The truth is Mrs. McSween and three lady friends, left the house before the fight commenced. It is also true that she requested permission to return for some purpose, the firing ceased—she went bravely in—returned almost immediately, and the firing was resumed.
About noon the flames burst forth from the front doors and windows, and the fate of the building was sealed. All efforts of the inmates to extinguish them were fruitless, and the assailants shouted their joy. Soon the whole front of the house was deserted by its defenders, and Jack Long having procured a little coal oil, less than a gallon, made his way into a room not yet on fire, carefully saturated the furniture with the oil, fired it, and made his escape. This “little dab” of coal oil got the Lamy correspondent off again:
“On the third day of the skirmish Turner had the house fired by throwing buckets full of blazing coal oil into it and over it.”

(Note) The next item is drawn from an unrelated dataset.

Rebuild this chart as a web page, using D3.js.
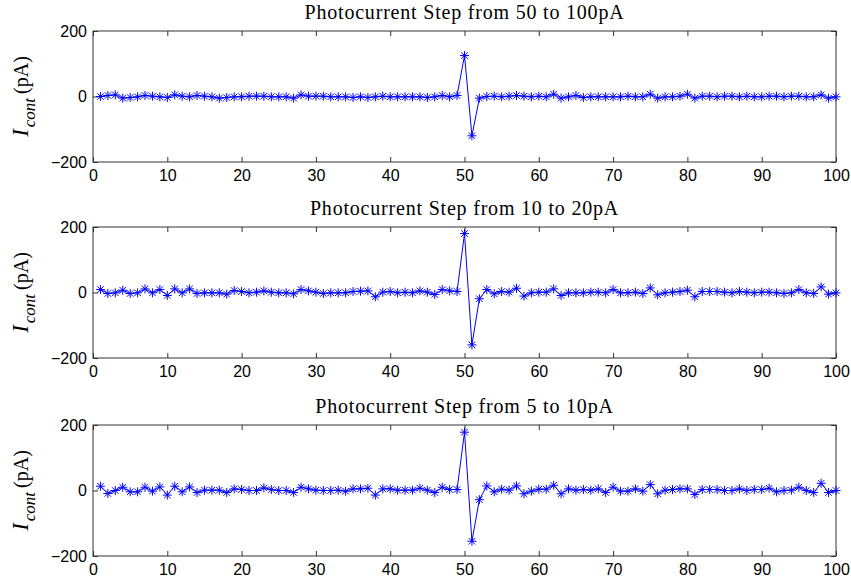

Doesn’t it seem that “blazing buckets full of coal oil” would be disagreeable to handle? An adobe building burns very slowly, and this was a large one, containing eleven rooms. Yet the flames were slowly and surely driving the inmates back. The besiegers called on them to surrender every few minutes. The only reply was curses and defiance.
And now, as night sets in the defenders have but one room, a kitchen at the back of the house, that is tenable, and this would furnish shelter but a short time. The question of surrender was discussed and vetoed by The Kid with scorn. Bloody, half naked, begrimed with smoke and dust, his reckless spirit was untamed. Fiercely he threw himself in the doorway, the only means of escape, and swore that he would brain and drag back into the burning building the first that made a motion to pass that door.
“Hold,” said he, “until the fire breaks through upon us, then all as one man, break through this door, take the underbrush on the Rio Bonito, and from there to the hills. We’ll have an even chance with them in the bottom.”
This ipse dixit settled it. The Rio Bonito was not more than fifty yards from the back of the house.
And now one affrighted Mexican, unheeding The Kid’s threat, precipitated the bloody finale. He called out to stop shooting and they would surrender. A blow from The Kid’s revolver, and the presumptuous fellow lay bruised and senseless on the floor. The Kid had not time to execute all his threat. So soon as the Mexican’s voice was heard on the outside, the firing ceased. Robert W. Beckwith, a cattle owner of Seven Rivers, with John Jones passed round the corner of the main building in full view of the kitchen doorway. No sooner did Beckwith appear than a shot from the house inflicted a wound on his hand. He saw The Kid and McSween in the door, and shouting “McSween! McSween,” opened fire on them.
The Kid shot but once, and Beckwith fell dead, the ball entering near the eye. The Kid called to “come on,” and leaping over Beckwith’s prostrate body, pistol in hand, he fought his way through a score of enemies, step by step he fought, until reaching the brink of the river he plunged across, and was hid from sight by weeds and brush. He was followed by all his band who had life and strength to flee, and several of those left a bloody trail behind. McSween less fortunate than The Kid, fell dead in the yard, refusing to surrender or to flee. He was pierced with nine bullets. Tom O. Foliard, the new recruit, was the last one who left the yard, and showed his pluck by stopping to pick up a friend, Morris. Discovering that he was dead, he dropped him, and amidst a shower of lead made his escape unharmed.
It was now ten o’clock at night. The fight for the present, was ended, the building was in ashes, there were seven mutilated corpses lying about, and several on both sides nursed desperate wounds.
Turner’s party lost but one man killed, besides Beckwith. The Kid’s party had killed McSween, Harvey Morris, and three Mexicans. Turner’s party numbered about forty men, and The Kid’s nineteen, aside from McSween.